The booming organ music was our signal. My flatmate and I hesitatingly stood up from our pew and hurriedly scanned the mass handout in a futile attempt to orient ourselves. This would become a frequent occurrence over the course of the next hour or so, seeing as the handout was written entirely in what might as well have been Ancient Greek. The priest took his spot on the altar, and Mass began like normal.
“Au nom du Père et du Fils et du Saint-Esprit.”
“Amen,” we eagerly responded.
And that was about as far as my very, very limited knowledge of French got me. It was 10 o’clock at night, and we were in the stunning Basilique du Sacré-Cœur in Paris, France. I’d been studying abroad for the semester in Scotland, and we were taking a two-day trip to Paris. This was the first time I had ever attended mass in another language. And I was somewhat apprehensive. I was exhausted after a full day of walking around the city. We had just taken on the steep 270-step climb up to the historic basilica. It would have been difficult enough to sit through a mass in English at that point. How was I going to get anything out of a mass that wasn’t even in my language? It’s so easy to focus on yourself in uncomfortable situations like these, and I felt myself slipping into that mindset. But as I resigned myself to the next hour of tediousness, I abruptly realized that I was completely missing the point of going to Mass.
We don’t go to Mass to ‘get something out of it’. Mass is not a form of entertainment for us to sit back and mindlessly absorb. We go to Mass because the creator of the universe is so good that He manifested His love for us on a cross. Mass is an incredibly beautiful opportunity for us to be with God in the most intimate way. He is so deserving of our time.

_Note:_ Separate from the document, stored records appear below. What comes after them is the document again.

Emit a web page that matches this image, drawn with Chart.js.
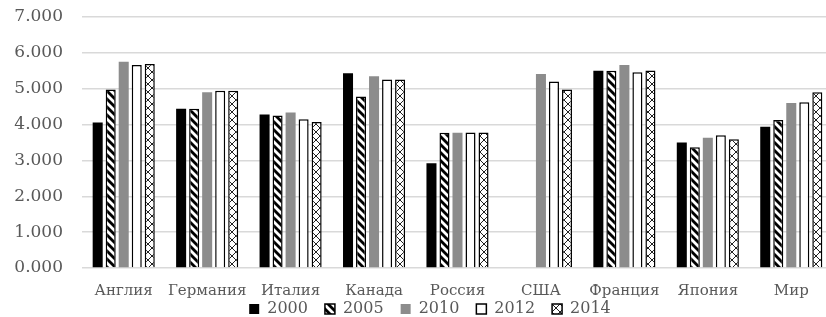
<!DOCTYPE html>
<html>
<head>
<meta charset="utf-8">
<script src="https://cdn.jsdelivr.net/npm/chart.js@4/dist/chart.umd.min.js"></script>
<style>
  html, body { margin: 0; padding: 0; background: #fff; overflow: hidden; }
  #wrap { position: relative; width: 833px; height: 317px; }
</style>
</head>
<body>
<div id="wrap"><canvas id="chart"></canvas></div>
<script>
// data
const countries = ["Англия", "Германия", "Италия", "Канада", "Россия", "США", "Франция", "Япония", "Мир"];
const years = ["2000", "2005", "2010", "2012", "2014"];
const v2000 = [4060, 4440, 4280, 5430, 2920, null, 5500, 3500, 3940];
const v2005 = [4980, 4440, 4250, 4780, 3770, null, 5500, 3370, 4130];
const v2010 = [5750, 4900, 4340, 5350, 3770, 5410, 5660, 3630, 4600];
const v2012 = [5660, 4940, 4150, 5260, 3780, 5200, 5460, 3700, 4620];
const v2014 = [5690, 4940, 4070, 5260, 3780, 4980, 5510, 3590, 4900];

const TXT = "#595959";

// ═══ fill patterns ═══
function hatchPattern() {
  const c = document.createElement("canvas");
  c.width = 8; c.height = 8;
  const g = c.getContext("2d");
  g.fillStyle = "#fff"; g.fillRect(0, 0, 8, 8);
  g.strokeStyle = "#000"; g.lineWidth = 2.8;
  [-8, 0, 8].forEach((o) => {
    g.beginPath(); g.moveTo(o - 1, -1); g.lineTo(o + 9, 9); g.stroke();
  });
  return g.createPattern(c, "repeat");
}

function crossPattern() {
  const c = document.createElement("canvas");
  c.width = 8; c.height = 8;
  const g = c.getContext("2d");
  g.fillStyle = "#fff"; g.fillRect(0, 0, 8, 8);
  g.strokeStyle = "#222"; g.lineWidth = 1;
  g.beginPath(); g.moveTo(0, 0); g.lineTo(8, 8); g.stroke();
  g.beginPath(); g.moveTo(8, 0); g.lineTo(0, 8); g.stroke();
  return g.createPattern(c, "repeat");
}

const hatch = hatchPattern();
const cross = crossPattern();

const series = [
  { data: v2000, backgroundColor: "#000000", borderColor: "#000000", borderWidth: 0 },
  { data: v2005, backgroundColor: hatch, borderColor: "#000000", borderWidth: 1.5 },
  { data: v2010, backgroundColor: "#8c8c8c", borderColor: "#8c8c8c", borderWidth: 0 },
  { data: v2012, backgroundColor: "#ffffff", borderColor: "#000000", borderWidth: 1.5 },
  { data: v2014, backgroundColor: cross, borderColor: "#000000", borderWidth: 1.5 },
];

const fmt = (v) => (v / 1000).toFixed(3);

// legend: keep it thin in the layout, then place it like the original
const legendPlace = {
  id: "legendPlace",
  beforeLayout(chart) {
    const lg = chart.legend;
    if (!lg || lg._thin) return;
    const fit = lg.fit;
    lg.fit = function () { fit.call(this); this.height = 10; };
    lg._thin = true;
  },
  afterLayout(chart) {
    const lg = chart.legend;
    lg.top = 284;
    lg.bottom = 317;
    lg.height = 33;
    lg.left = 27;
  },
};

new Chart(document.getElementById("chart"), {
  type: "bar",
  data: {
    labels: countries,
    datasets: series.map((s, i) => ({
      label: years[i],
      ...s,
      categoryPercentage: 0.78,
      barPercentage: 0.77,
    })),
  },
  options: {
    responsive: true,
    maintainAspectRatio: false,
    animation: false,
    layout: { padding: { left: 0, right: 0, top: 17, bottom: 0 } },
    plugins: {
      tooltip: { enabled: false },
      legend: {
        position: "bottom",
        labels: {
          boxWidth: 10,
          boxHeight: 10,
          padding: 17,
          color: TXT,
          font: { family: "DejaVu Serif", size: 16 },
        },
      },
    },
    scales: {
      x: {
        afterFit: (s) => { s.height = 39; },
        grid: { display: false },
        border: { display: false },
        ticks: { color: TXT, font: { family: "DejaVu Serif", size: 15 }, padding: 6, maxRotation: 0 },
      },
      y: {
        min: 0,
        max: 7000,
        afterFit: (s) => { s.width = 82; s.paddingTop = 0; s.paddingBottom = 0; },
        grid: { color: "#d9d9d9", lineWidth: 1.5, drawTicks: false },
        border: { display: false },
        ticks: {
          stepSize: 1000,
          padding: 19,
          color: TXT,
          font: { family: "DejaVu Serif", size: 17 },
          callback: (v) => fmt(v),
        },
      },
    },
  },
  plugins: [legendPlace],
});
</script>
</body>
</html>
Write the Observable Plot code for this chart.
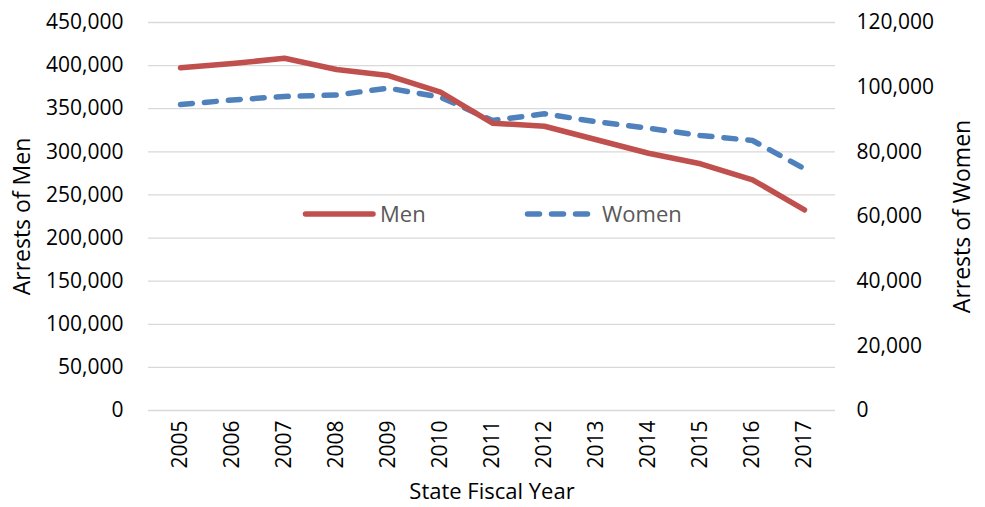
<!DOCTYPE html>
<html>
<head>
<meta charset="utf-8">
<script src="https://cdn.jsdelivr.net/npm/d3@7"></script>
<script src="https://cdn.jsdelivr.net/npm/@observablehq/plot@0.6"></script>
<style>
  html, body { margin: 0; padding: 0; background: #fff; }
  #wrap { position: relative; width: 985px; height: 507px; font-family: "Open Sans", sans-serif; }
  #legend { position: absolute; left: 0; top: 0; width: 985px; height: 507px; pointer-events: none; }
</style>
</head>
<body>
<div id="wrap"></div>
<script>
const years = ["2005","2006","2007","2008","2009","2010","2011","2012","2013","2014","2015","2016","2017"];
const men = [397500, 402400, 408500, 395500, 388500, 369200, 333200, 329700, 314000, 298400, 286100, 267600, 232800];
const women = [94650, 96040, 97120, 97590, 99690, 96900, 89700, 91770, 89290, 87310, 85060, 83510, 74760];
const menTicks = [0, 50000, 100000, 150000, 200000, 250000, 300000, 350000, 400000, 450000];
const womenTicks = [0, 20000, 40000, 60000, 80000, 100000, 120000];
const seriesNames = ["Men", "Women"];
const colors = ["#C0504D", "#4F81BD"];
const titles = {x: "State Fiscal Year", yLeft: "Arrests of Men", yRight: "Arrests of Women"};

const leftMax = 450000, rightMax = 120000;
const k = leftMax / rightMax;

const menData = years.map((y, i) => ({year: y, value: men[i]}));
const womenData = years.map((y, i) => ({year: y, value: women[i] * k}));
const fmt = d3.format(",");

const W = 985, H = 507;
const mL = 148, mR = 150, mT = 22, mB = 97;
const dash = "12,12";

const chart = Plot.plot({
  width: W, height: H,
  marginLeft: mL, marginRight: mR, marginTop: mT, marginBottom: mB,
  style: {fontFamily: "Open Sans, sans-serif", fontSize: "21px", color: "#000", background: "#fff"},
  x: {type: "point", domain: years, padding: 0.5},
  y: {domain: [0, leftMax]},
  marks: [
    Plot.gridY(menTicks, {stroke: "#D9D9D9", strokeOpacity: 1, strokeWidth: 1.3}),
    Plot.axisY(menTicks, {anchor: "left", tickSize: 0, tickPadding: 25, tickFormat: d => fmt(d), fontSize: 21, label: null}),
    Plot.axisY(womenTicks.map(v => v * k), {anchor: "right", tickSize: 0, tickPadding: 21, textAnchor: "start",
      tickFormat: d => fmt(Math.round(d / k)), fontSize: 21, label: null}),
    Plot.axisX(years, {anchor: "bottom", tickSize: 0, tickRotate: -90, tickPadding: 10, fontSize: 21, label: null}),
    Plot.text([titles.yLeft], {frameAnchor: "left", dx: -126, rotate: -90, textAnchor: "middle", lineAnchor: "middle", fontSize: 23, fill: "#000"}),
    Plot.text([titles.yRight], {frameAnchor: "right", dx: 127, rotate: -90, textAnchor: "middle", lineAnchor: "middle", fontSize: 23, fill: "#000"}),
    Plot.text([titles.x], {frameAnchor: "bottom", dy: 81, textAnchor: "middle", lineAnchor: "middle", fontSize: 22, fill: "#000"}),
    Plot.line(womenData, {x: "year", y: "value", stroke: colors[1], strokeWidth: 5.5, strokeDasharray: dash, strokeLinecap: "round", strokeLinejoin: "round"}),
    Plot.line(menData, {x: "year", y: "value", stroke: colors[0], strokeWidth: 5.5, strokeLinejoin: "round"})
  ]
});
document.getElementById("wrap").appendChild(chart);

// legend overlay
const legend = d3.select("#wrap").append("svg").attr("id", "legend").attr("width", W).attr("height", H);
const items = [
  {name: seriesNames[0], color: colors[0], dash: null, x1: 305.5, x2: 373, tx: 380},
  {name: seriesNames[1], color: colors[1], dash: dash, x1: 527.5, x2: 587.5, tx: 602}
];
const ly = 214;
items.forEach(it => {
  const l = legend.append("line").attr("x1", it.x1).attr("x2", it.x2).attr("y1", ly).attr("y2", ly)
    .attr("stroke", it.color).attr("stroke-width", 5.5).attr("stroke-linecap", "round");
  if (it.dash) l.attr("stroke-dasharray", it.dash);
  legend.append("text").attr("x", it.tx).attr("y", ly).attr("dy", "0.35em")
    .attr("fill", "#595959").attr("font-size", 22).attr("font-family", "Open Sans, sans-serif").text(it.name);
});
</script>
</body>
</html>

It doesn’t matter whether the prayers are in English or not, every Mass is a chance to deepen a real relationship with the Father. It’s literally heaven on earth. I’m not going to lie to you, sitting through a fifteen-minute homily when I understood absolutely none of it was challenging, to say the least.
That mass may not have been mind-blowing or life altering. But it was familiar, and meeting Jesus felt like home. And that was more comforting than I ever could have imagined when I was (precisely) 3,821 miles away from College Park. As we walked out the front doors at the end of Mass, my flatmate and I were met with a ridiculously beautiful panoramic view over the city at night, which we had both managed to totally miss on our hike up to the Basilica.
The Catholic faith is really universal, and looking back now, I’m very grateful to have experienced it firsthand. Because I was unsure of myself in what felt like a new and awkward context, I looked to Jesus for security and familiarity. And hey, at least the Latin responses were still Latin, even in France.